Кое-где по огромным комнатам, при мерцанье одинокой свечи мелькнули еще раз ее газовые вуали.
Левин уехал куда-то умирать.
ПРИМЕЧАНИЯ
Повесть ‘Маскарад’ печатается по тексту изд.: Павлов Н. Ф. Избранное: Повести. Стихотворения. Статьи.— М.: Худож. лит., 1988.
С. 167. Диана — богиня охоты (рим. миф.).
С. 169. Рубенс—Питер Пауэл Рубенс (1577—1640), фламандский живописец.
С. 169. Тициан,— Вечеллио Тициано (ок. 1476/1477—1489/1490), итальянский живописец, возможно, имеется в виду картина ‘Венера иАдонис’.
С. 170. …оживать, как статуя Пигмалиона.— Легендарный скульптор Пигмалион воспылал страстью к созданной км статуе. Под действием его любви статуи ожила, превратилась в прекрасную женщину, которая стала женой художника (греч. миф.).
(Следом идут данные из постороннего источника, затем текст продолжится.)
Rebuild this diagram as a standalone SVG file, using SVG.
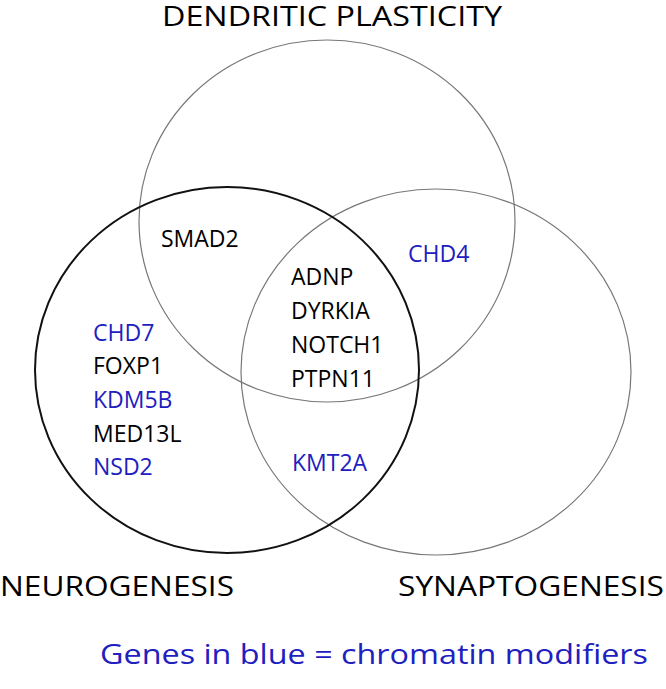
<svg xmlns="http://www.w3.org/2000/svg" width="666" height="689" viewBox="0 0 666 689">
<style>
.c{fill:none;stroke:#777;stroke-width:1.2}
.k{fill:none;stroke:#111;stroke-width:2}
text{font-family:"Open Sans","Liberation Sans",sans-serif;font-size:23px;fill:#000}
.b{fill:#2020c0}
.t{font-size:28px}
</style>
<rect width="666" height="689" fill="#fff"/>
<g id="circles">
<ellipse id="dendritic" class="c" cx="327" cy="221" rx="188" ry="181"/>
<ellipse id="synapto" class="c" cx="436" cy="372" rx="195" ry="183"/>
<ellipse id="neuro" class="k" cx="227" cy="370" rx="192" ry="183"/>
</g>
<g id="labels">
<text class="t" x="162" y="26" textLength="340" lengthAdjust="spacingAndGlyphs">DENDRITIC PLASTICITY</text>
<text class="t" x="0" y="596" textLength="234" lengthAdjust="spacingAndGlyphs">NEUROGENESIS</text>
<text class="t" x="398" y="596" textLength="266" lengthAdjust="spacingAndGlyphs">SYNAPTOGENESIS</text>
<text class="b t" x="100" y="664" textLength="548" lengthAdjust="spacingAndGlyphs">Genes in blue = chromatin modifiers</text>
</g>
<g id="genes">
<text x="161" y="247">SMAD2</text>
<text class="b" x="408" y="262">CHD4</text>
<text x="291" y="285">ADNP</text>
<text x="291" y="319">DYRKIA</text>
<text x="291" y="353">NOTCH1</text>
<text x="291" y="387">PTPN11</text>
<text class="b" x="93" y="341">CHD7</text>
<text x="93" y="374">FOXP1</text>
<text class="b" x="93" y="408">KDM5B</text>
<text x="93" y="442">MED13L</text>
<text class="b" x="93" y="475">NSD2</text>
<text class="b" x="292" y="471">KMT2A</text>
</g>
</svg>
С. 170. Ритурнель — небольшое музыкальное вступление перед началом танца.
С. 171. Фра-Диаволо — один из руководителей итальянских повстанцев в начало XIX в. в Неаполе против французского владычества, его история послужила темой оперы французского композитора Франсуа Обера (1782—1871).
С. 172. Венециана — легкий широкий плащ, накинутый поверх мундира.
С. 181. Бурьен.— Луи Фовёль до Бурьен (1769—1834) — секретарь Наполеона I, оставивший о нем свои воспоминания.